## What you should do
Check every line of the entries for "chart", and copy the lines that hold it.

## Provided material
■ ■ ■ ■

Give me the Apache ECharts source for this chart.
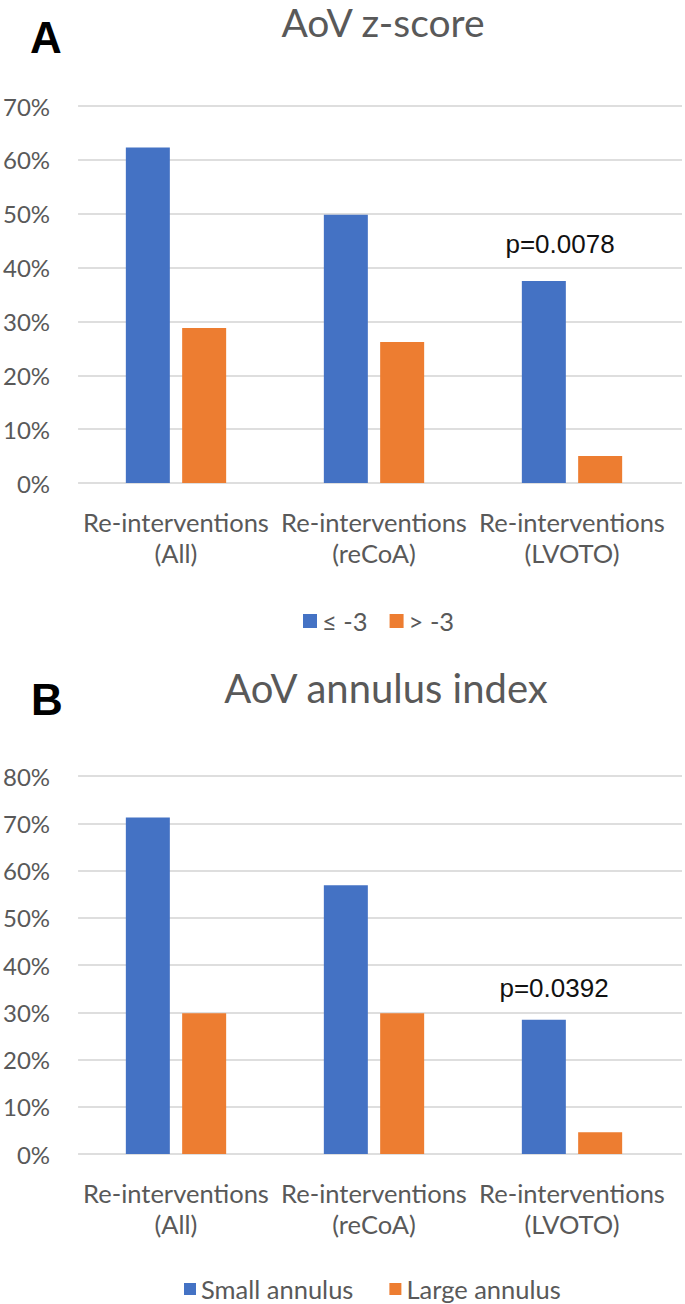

■ ■ ■ ■

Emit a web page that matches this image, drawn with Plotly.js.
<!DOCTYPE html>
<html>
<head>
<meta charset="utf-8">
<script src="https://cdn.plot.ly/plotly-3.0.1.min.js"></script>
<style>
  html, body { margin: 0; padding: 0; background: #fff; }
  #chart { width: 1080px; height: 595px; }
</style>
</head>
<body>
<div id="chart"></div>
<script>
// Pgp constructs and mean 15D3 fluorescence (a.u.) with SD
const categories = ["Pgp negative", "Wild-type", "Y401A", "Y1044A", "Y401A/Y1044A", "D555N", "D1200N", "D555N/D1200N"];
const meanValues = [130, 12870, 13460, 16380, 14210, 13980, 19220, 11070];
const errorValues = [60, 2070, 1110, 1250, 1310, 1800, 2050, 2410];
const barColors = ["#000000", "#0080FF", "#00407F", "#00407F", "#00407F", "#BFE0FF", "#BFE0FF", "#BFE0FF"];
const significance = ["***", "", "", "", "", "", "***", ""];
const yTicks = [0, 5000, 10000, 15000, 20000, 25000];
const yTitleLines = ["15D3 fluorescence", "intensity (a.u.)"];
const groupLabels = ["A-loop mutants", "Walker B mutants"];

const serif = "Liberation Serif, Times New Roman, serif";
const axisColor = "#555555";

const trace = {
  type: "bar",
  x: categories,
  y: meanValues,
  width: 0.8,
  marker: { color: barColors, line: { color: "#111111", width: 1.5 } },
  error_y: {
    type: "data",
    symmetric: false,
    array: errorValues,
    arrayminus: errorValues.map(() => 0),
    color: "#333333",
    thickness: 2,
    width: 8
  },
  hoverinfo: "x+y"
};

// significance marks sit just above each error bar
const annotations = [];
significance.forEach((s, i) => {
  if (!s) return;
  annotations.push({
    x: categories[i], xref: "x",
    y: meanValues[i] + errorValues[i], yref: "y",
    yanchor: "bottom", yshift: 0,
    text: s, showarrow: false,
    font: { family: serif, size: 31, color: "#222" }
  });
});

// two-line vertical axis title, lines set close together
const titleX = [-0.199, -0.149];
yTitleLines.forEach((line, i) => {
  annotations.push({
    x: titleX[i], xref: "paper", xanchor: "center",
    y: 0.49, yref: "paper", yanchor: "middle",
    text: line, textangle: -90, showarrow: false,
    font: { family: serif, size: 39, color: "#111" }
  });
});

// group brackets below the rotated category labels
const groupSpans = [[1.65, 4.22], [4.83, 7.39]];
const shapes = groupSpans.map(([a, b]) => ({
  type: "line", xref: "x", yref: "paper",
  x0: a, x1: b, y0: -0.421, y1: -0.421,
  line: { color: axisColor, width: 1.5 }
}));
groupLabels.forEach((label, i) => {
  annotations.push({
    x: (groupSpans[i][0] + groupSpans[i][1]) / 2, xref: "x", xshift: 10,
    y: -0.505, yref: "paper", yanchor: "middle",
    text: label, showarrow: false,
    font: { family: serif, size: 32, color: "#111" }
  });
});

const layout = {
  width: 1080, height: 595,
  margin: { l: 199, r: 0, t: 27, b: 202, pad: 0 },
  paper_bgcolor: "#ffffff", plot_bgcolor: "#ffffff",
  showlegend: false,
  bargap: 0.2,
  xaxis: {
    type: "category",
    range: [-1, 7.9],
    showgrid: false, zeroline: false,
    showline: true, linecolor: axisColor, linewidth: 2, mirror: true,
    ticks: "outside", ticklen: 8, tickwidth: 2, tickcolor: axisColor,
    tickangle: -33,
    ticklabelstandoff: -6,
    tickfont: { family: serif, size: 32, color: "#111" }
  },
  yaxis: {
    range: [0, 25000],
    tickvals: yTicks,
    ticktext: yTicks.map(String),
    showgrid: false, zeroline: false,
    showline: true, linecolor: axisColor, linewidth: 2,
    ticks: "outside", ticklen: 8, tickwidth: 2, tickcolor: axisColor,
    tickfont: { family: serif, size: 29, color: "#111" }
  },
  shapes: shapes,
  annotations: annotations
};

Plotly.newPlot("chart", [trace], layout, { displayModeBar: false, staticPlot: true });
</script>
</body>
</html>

■ ■ ■ ■

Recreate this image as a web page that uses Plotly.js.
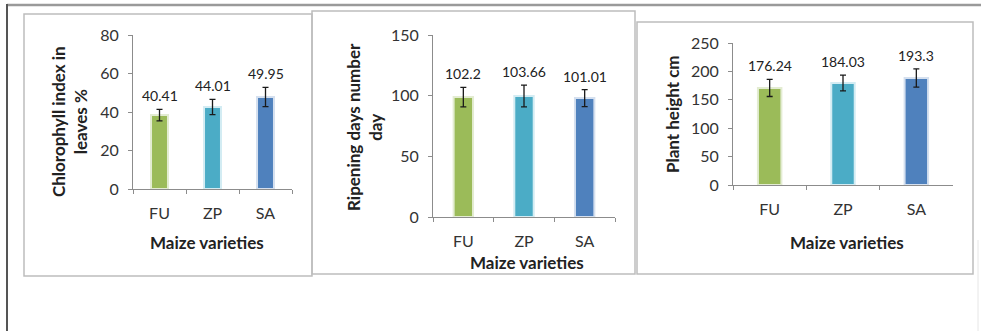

■ ■ ■ ■

## Full answer
Give me the Apache ECharts source for this chart.
  #chart { width: 1080px; height: 595px; }
<div id="chart"></div>
Plotly.newPlot("chart", [trace], layout, { displayModeBar: false, staticPlot: true });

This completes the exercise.